We need to remember that the Lord "keeps faith forever," as we listen to the daily news. My faith tells us that the way of those crippled by Satan's lies and who are worshiping wealth, securing it by unjust means, will be thwarted, brought low and "the fatherless and the widow" who have been made so by unjust wars and violent crimes to secure riches "will be sustained" by grace and helped by those giving them shelter and welcoming them into a secure place.

Thursday, June 8, 2017

The Power of Prayer

In today's first reading, Tobit 6, Raphael and Tobiah, upon Raphael's suggestion, visit Raguel, a relative of Tobiah's.  They are well received and Tobiah asked to be permitted to marry Sarah, Raguel's daughter.  Sarah has already been given to marriage to seven other men and each, on the night of their marriage, before consummating the marriage, each of the men have died. Tobias is made aware of this but still wants to marry Sarah.  Raguel says to him:  "She is yours according to the decree of the book of Moses. Your marriage to her has been decided in heaven!  Take your kinswoman; from now on you are her love, and she is your beloved." That night the couple pray together and then "went to bed for the night."  The following morning both are very much alive and continue their life together as man and wife.  In their prayer, before retiring, both begged to be delivered from what must have seemed like a curse. Tobias prayed,  saying to the Lord: "Now, Lord, you know that I make this wife of mine not because of lust, but for a noble purpose. Send down your mercy on me and on her, and allow us to live together to a happy old age."

The power of prayer!

The power of love!

The power of humility!

The importance of putting God, including God, in all of our decisions!

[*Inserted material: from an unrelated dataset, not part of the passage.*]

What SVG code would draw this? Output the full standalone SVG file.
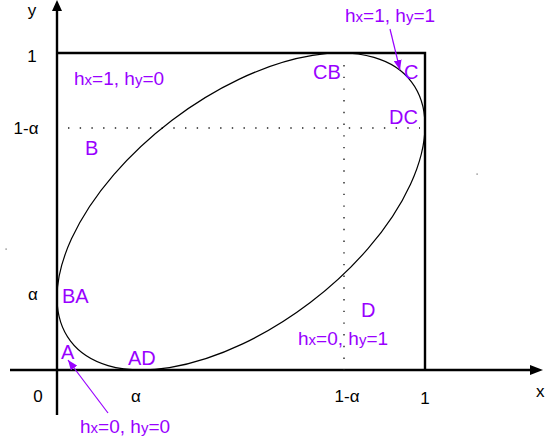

Tobiah and Sarah knew all of these important qualities: putting God first and including God, the power of love, the importance of humility, and the essential element of praying together with one another as a married couple. Doing so is not something to be ashamed of! Members of a religious community pray together several times each day. Do you in your marriage pray together? Do you, as a single person, have a prayer partner?